This Tuesday, June 26th the Enzian Theater in Maitland is showing Paul Verhoeven’s 1997 classic Starship Troopers. Like every film in the Enzian’s Cult Classic series the admission is $5 and they screen a 35mm print (none of that digital nonsense).
Fifteen years ago Paul Verhoeven’s adaptation of Robert Heinlein’s Starship Troopers hit theaters. Arriving post-Showgirls, Starship Troopers was another financial failure for the Dutch director, only bringing in half of its $105 million budget. The critiques leveled at Verhoeven ranged from favorable to labeling him a “fascist,” a comment the director vehemently denies in the DVD’s audio commentary (“It is not fascist!!!”). Verhoeven only directed one more American movie before returning to his native Netherlands, joining the Jesus Seminar and returning to Dutch cinema. It is unfortunate, especially since Verhoeven’s perspective, exhibited in such films as Robocop or Showgirls (yes, the film is intelligent and a strong criticism of American sexuality), is fresh and unique. Seldom does a director work within a foreign culture, lambast it and receive accolades for doing so.
Even with its economic shortcomings Starship Troopers managed to eke out a profit through home video and overseas revenues. It spawned a few direct-to-video sequels (which Verhoeven did not direct) and an animated series. Yet Verhoeven’s commentary about America overshadows any portion of this franchise, except for the overwhelmingly graphic violence; supposedly there are 128 human deaths in Starship Troopers and even more bugs die. But what is so great about Verhoeven’s adaptation is that Heinlein’s original is staunchly conservative. The fascist culture in Verhoeven’s version is a vehicle for exploring America’s hegemonic ambitions whereas Heinlein thought bestowing civil rights based on military service was a good idea, taking a warped view of Plato’s Republic and reappropriating it for the 20th century. It is probably a good thing Heinlein died years before Starship Troopers hit theaters because he probably would have flipped out.
That is one of the best jokes in Starship Troopers—it turns the author’s original intention on its head.

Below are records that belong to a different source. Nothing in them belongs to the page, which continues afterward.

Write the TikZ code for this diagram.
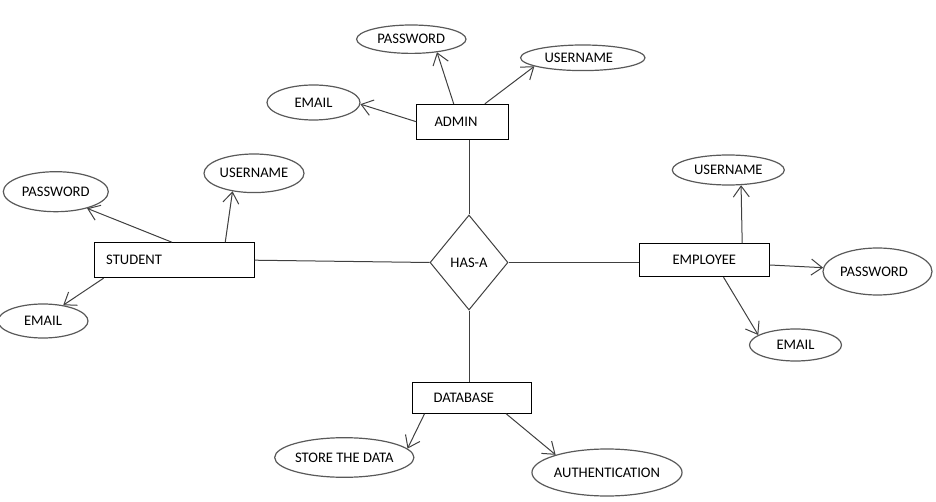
\documentclass[tikz,border=0pt]{standalone}
\usepackage{fontspec}
\setmainfont{Carlito}
\usetikzlibrary{shapes.geometric,arrows.meta}
\begin{document}
\begin{tikzpicture}[x=1pt,y=-1pt,
  every node/.style={font=\fontsize{14.6}{17}\selectfont, text=black},
  entity/.style={draw=black, line width=1pt, rectangle, inner sep=0pt},
  attr/.style={draw=black!65, line width=1.2pt, ellipse, inner sep=0pt},
  rel/.style={draw=black!75, line width=1pt, diamond, inner sep=0pt},
  link/.style={draw=black!75, line width=1pt},
  attrlink/.style={link, -{Straight Barb[length=11pt,width=16pt,line width=1pt]}},
]
\useasboundingbox (0,0) rectangle (936,502);

% entities
\node[entity, minimum width=91.6pt, minimum height=34.7pt, text width=56pt, align=left] (admin) at (462.5,121.7) {ADMIN};
\node[entity, minimum width=159.7pt, minimum height=35pt, text width=136pt, align=left] (student) at (174.2,260.2) {STUDENT};
\node[entity, minimum width=130pt, minimum height=32.7pt] (employee) at (704.3,260.3) {EMPLOYEE};
\node[entity, minimum width=119.4pt, minimum height=30.6pt, text width=77pt, align=left] (database) at (472,398) {DATABASE};

% relationship
\node[rel, minimum width=78pt, minimum height=95pt] (hasa) at (469,262.5) {HAS-A};

% attributes
\node[attr, minimum width=109.4pt, minimum height=28.4pt] (pwA) at (411.3,39.2) {PASSWORD};
\node[attr, minimum width=124.4pt, minimum height=25.6pt] (unA) at (582.8,57.8) {\hspace*{-8pt}USERNAME};
\node[attr, minimum width=93pt, minimum height=35pt] (emA) at (313.5,102.5) {EMAIL};

\node[attr, minimum width=105pt, minimum height=40pt] (pwS) at (55.8,191.7) {PASSWORD};
\node[attr, minimum width=100pt, minimum height=38.6pt] (unS) at (254,173.3) {USERNAME};
\node[attr, minimum width=90pt, minimum height=34pt] (emS) at (43,321) {EMAIL};

\node[attr, minimum width=112pt, minimum height=30pt] (unE) at (728.3,170) {USERNAME};
\node[attr, minimum width=109pt, minimum height=47pt] (pwE) at (877.5,271.5) {\hspace*{-7pt}PASSWORD};
\node[attr, minimum width=92pt, minimum height=32pt] (emE) at (795.5,345) {EMAIL};

\node[attr, minimum width=136.6pt, minimum height=39.6pt] (store) at (344.3,457.5) {STORE THE DATA};
\node[attr, minimum width=140pt, minimum height=47pt] (auth) at (607,472.5) {AUTHENTICATION};

% relationship links
\draw[link] (hasa.north |- admin.south) -- (hasa.north);
\draw[link] (student.east) -- (hasa.west);
\draw[link] (hasa.east) -- (hasa.east -| employee.west);
\draw[link] (hasa.south) -- (hasa.south |- database.north);

% attribute links
\draw[attrlink] ([xshift=37.5pt]admin.north west) -- (pwA.-27.6);
\draw[attrlink] ([xshift=68.6pt]admin.north west) -- (unA.190.7);
\draw[attrlink] (admin.west) -- (emA.-2);

\draw[attrlink] ([xshift=78pt]student.north west) -- (pwS.-28.1);
\draw[attrlink] ([xshift=131.4pt]student.north west) -- (unS.220.6);
\draw[attrlink] ([xshift=9.7pt]student.south west) -- (emS.38.7);

\draw[attrlink] ([xshift=103.4pt]employee.north west) -- (unE.-50);
\draw[attrlink] ([yshift=-4.7pt]employee.east) -- (pwE.176.5);
\draw[attrlink] ([xshift=84.7pt]employee.south west) -- (emE.165);

\draw[attrlink] ([xshift=12.7pt]database.south west) -- (store.8);
\draw[attrlink] ([xshift=94.4pt]database.south west) -- (auth.161.4);
\end{tikzpicture}
\end{document}
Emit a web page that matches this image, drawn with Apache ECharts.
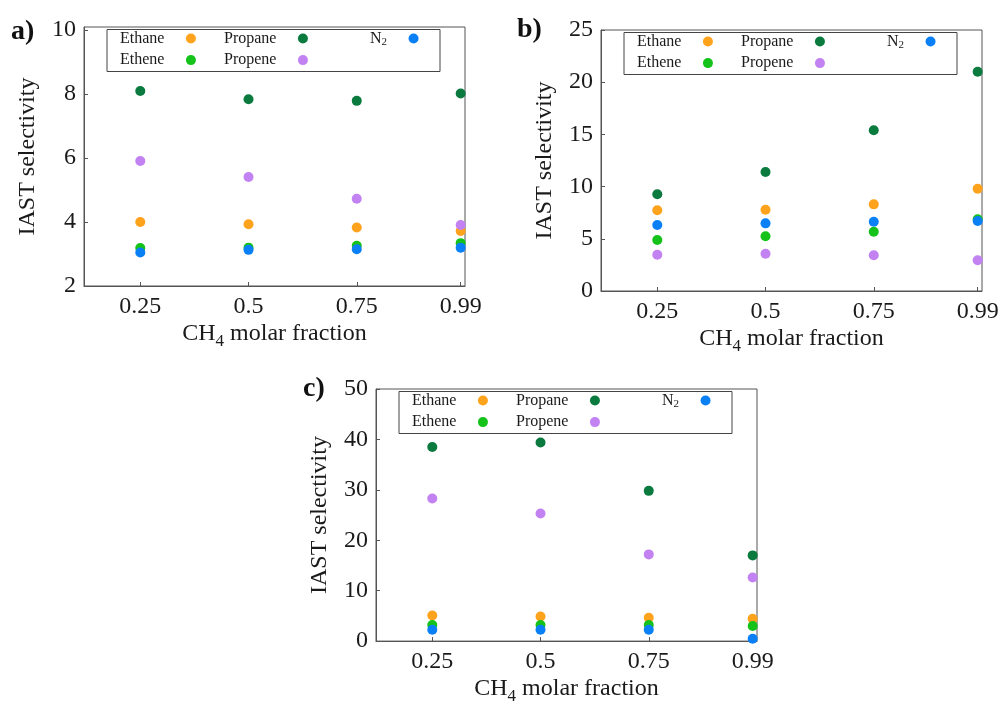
<!DOCTYPE html>
<html>
<head>
<meta charset="utf-8">
<script src="https://cdn.jsdelivr.net/npm/echarts@6/dist/echarts.min.js"></script>
<style>
html,body{margin:0;padding:0;background:#fff;}
#main{width:1003px;height:706px;}
</style>
</head>
<body>
<div id="main"></div>
<script>
// ---- data ----
const xFractions = [0.25, 0.5, 0.75, 0.99];
const xTickLabels = [0.25, 0.5, 0.75, 0.99];
const species = ['Ethane', 'Ethene', 'Propane', 'Propene', 'N2'];

// panel a
const aEthane  = [4.00, 3.93, 3.83, 3.72];
const aEthene  = [3.19, 3.20, 3.26, 3.34];
const aPropane = [8.10, 7.84, 7.79, 8.02];
const aPropene = [5.91, 5.41, 4.73, 3.91];
const aN2      = [3.05, 3.13, 3.15, 3.20];
const aYTicks  = [2, 4, 6, 8, 10];

// panel b
const bEthane  = [7.73, 7.79, 8.30, 9.80];
const bEthene  = [4.89, 5.24, 5.68, 6.87];
const bPropane = [9.26, 11.4, 15.4, 21.0];
const bPropene = [3.48, 3.57, 3.42, 2.94];
const bN2      = [6.32, 6.48, 6.64, 6.70];
const bYTicks  = [0, 5, 10, 15, 20, 25];

// panel c
const cEthane  = [5.08, 4.88, 4.63, 4.43];
const cEthene  = [3.20, 3.20, 3.20, 3.00];
const cPropane = [38.5, 39.4, 29.8, 17.0];
const cPropene = [28.3, 25.3, 17.2, 12.6];
const cN2      = [2.24, 2.24, 2.24, 0.45];
const cYTicks  = [0, 10, 20, 30, 40, 50];

const panelLabels = ['a)', 'b)', 'c)'];
const xAxisTitle = 'CH{sub|4} molar fraction';
const yAxisTitle = 'IAST selectivity';

// ---- styles ----
const colors = {
  Ethane: '#ffa21c',
  Ethene: '#14c21a',
  Propane: '#0a7a3e',
  Propene: '#c282f2',
  N2: '#0a80f6'
};
const FONT = 'Liberation Serif';
const frameColor = '#555';
const textColor = '#1a1a1a';

const panels = [
  { values: [aEthane, aEthene, aPropane, aPropene, aN2], yTicks: aYTicks, yMin: 2, yMax: 10.1,
    grid: { left: 84, top: 27, width: 381, height: 259 }, label: { left: 11, top: 18 } },
  { values: [bEthane, bEthene, bPropane, bPropene, bN2], yTicks: bYTicks, yMin: 0, yMax: 25,
    grid: { left: 601, top: 30, width: 381, height: 261 }, label: { left: 517, top: 16 } },
  { values: [cEthane, cEthene, cPropane, cPropene, cN2], yTicks: cYTicks, yMin: 0, yMax: 50,
    grid: { left: 376, top: 389, width: 381, height: 259 }, label: { left: 303, top: 375 } }
];

const option = {
  backgroundColor: '#fff',
  animation: false,
  title: [],
  grid: [],
  xAxis: [],
  yAxis: [],
  legend: [],
  series: [],
  graphic: []
};

panels.forEach((p, pi) => {
  option.title.push({
    text: panelLabels[pi], left: p.label.left, top: p.label.top, padding: 0,
    textStyle: { fontFamily: FONT, fontWeight: 'bold', fontSize: 28, color: '#111' }
  });
  option.grid.push(Object.assign({ show: true, borderColor: frameColor, borderWidth: 1, containLabel: false }, p.grid));
  option.xAxis.push({
    type: 'value', gridIndex: pi, min: 0.12, max: 1.0,
    axisLine: { show: true, lineStyle: { color: frameColor, width: 1 } },
    axisTick: { show: true, inside: true, length: 4, lineStyle: { color: frameColor }, customValues: xTickLabels },
    axisLabel: { customValues: xTickLabels, fontFamily: FONT, fontSize: 24, color: textColor, margin: 9,
      formatter: v => String(v) },
    splitLine: { show: false },
    name: xAxisTitle, nameLocation: 'middle', nameGap: 33,
    nameTextStyle: { fontFamily: FONT, fontSize: 24, color: textColor, lineHeight: 28,
      rich: { sub: { fontFamily: FONT, fontSize: 17, color: textColor, verticalAlign: 'bottom', lineHeight: 20, padding: [0, 0, -2, 0] } } }
  });
  option.yAxis.push({
    type: 'value', gridIndex: pi, min: p.yMin, max: p.yMax,
    axisLine: { show: true, lineStyle: { color: frameColor, width: 1 } },
    axisTick: { show: true, inside: true, length: 4, lineStyle: { color: frameColor }, customValues: p.yTicks },
    axisLabel: { customValues: p.yTicks, fontFamily: FONT, fontSize: 24, color: textColor, margin: 8 },
    splitLine: { show: false },
    name: yAxisTitle, nameLocation: 'middle', nameGap: 44,
    nameTextStyle: { fontFamily: FONT, fontSize: 24, color: textColor }
  });
  species.forEach((s, si) => {
    option.series.push({
      type: 'scatter', name: s, xAxisIndex: pi, yAxisIndex: pi,
      symbol: 'circle', symbolSize: 10,
      itemStyle: { color: colors[s], opacity: 1 },
      emphasis: { disabled: true },
      z: 2 + si,
      data: xFractions.map((x, i) => [x, p.values[si][i]])
    });
  });
  // legend box
  const bx = p.grid.left + 23, by = p.grid.top + 2.5;
  option.graphic.push({
    type: 'rect', silent: true, z: 1,
    shape: { x: bx, y: by, width: 333, height: 42 },
    style: { fill: '#fff', stroke: '#444', lineWidth: 1 }
  });
  const cols = [
    { dx: 13, items: ['Ethane', 'Ethene'] },
    { dx: 117, items: ['Propane', 'Propene'] },
    { dx: 263, items: ['N2'] }
  ];
  cols.forEach(c => {
    option.legend.push({
      orient: 'vertical', left: bx + c.dx, top: by + 1, padding: 0,
      itemGap: 5.6, itemWidth: 43, itemHeight: 10, align: 'right',
      selectedMode: false, icon: 'circle', z: 10,
      data: c.items,
      formatter: n => n === 'N2' ? 'N{sub|2}' : n,
      textStyle: { fontFamily: FONT, fontSize: 16, color: textColor, padding: 0,
        rich: { sub: { fontFamily: FONT, fontSize: 11, color: textColor, padding: [8, 0, 0, 0] } } }
    });
  });
});

const chart = echarts.init(document.getElementById('main'), null, { renderer: 'canvas' });
chart.setOption(option);
</script>
</body>
</html>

Sure, Verhoeven keeps Heinlein’s social parameters, but he turns them into a comedic device. Starship Troopers is a film filled with violence and nudity but devoid of profanity, poking fun at the authoritarianism imbedded in the novel and using it as a device for anti-establishment criticism. It makes fun of America’s “peace through superior firepower” ideology, showing that answering violence with violence just perpetuates violence; it also shows how Americans allow this mindset to prevail by accepting imperialism as entertainment. This is why all the lead protagonists in Starship Troopers (except for Neil Patrick Harris) are generally regarded as terrible actors—this was intentional, showing how absurd America’s propaganda machine truly is. Why would anybody care about a war or changing America’s trajectory when they can watch Melrose Place or Beverly Hills 90210 (the original, not that reboot from a few years back)?
It is no secret science fiction, when used correctly and intelligently, is a vehicle for social and political criticism. Look at Star Trek: The Next Generation, a show about the 24th century but in actuality an exploration of contemporary issues (in addition to the timeless discussion of the human condition). The episode ‘Ethics,’ where Worf (Michael Dorn) is crippled and asks Riker (Jonathan Frakes) for help killing himself, is obviously discussing Dr. Jack Kevorkian and his suicide machine but under the guise of space problems. In a time when television’s top ten shows included Full House, Roseanne and Home Improvement (1992), Star Trek: The Next Generation was discussing assisted suicide, censorship, fascism, and countless other issues about being human in the 20th century. While Starship Troopers is much more violent and action packed than Star Trek the common link is science fiction’s ability to transcend genre and make a bold statement and nothing beats watching that pronouncement on a two story movie screen.
Even if you ignore Verhoeven’s political and social messages, Starship Troopers is a fun movie, filled with action, high quality special effects and more violence than both Total Recall and Robocop. One thing Verhoeven can do is craft a solid, thrilling film–regardless of his politics–and seeing that on the silver screen is worth the five dollars.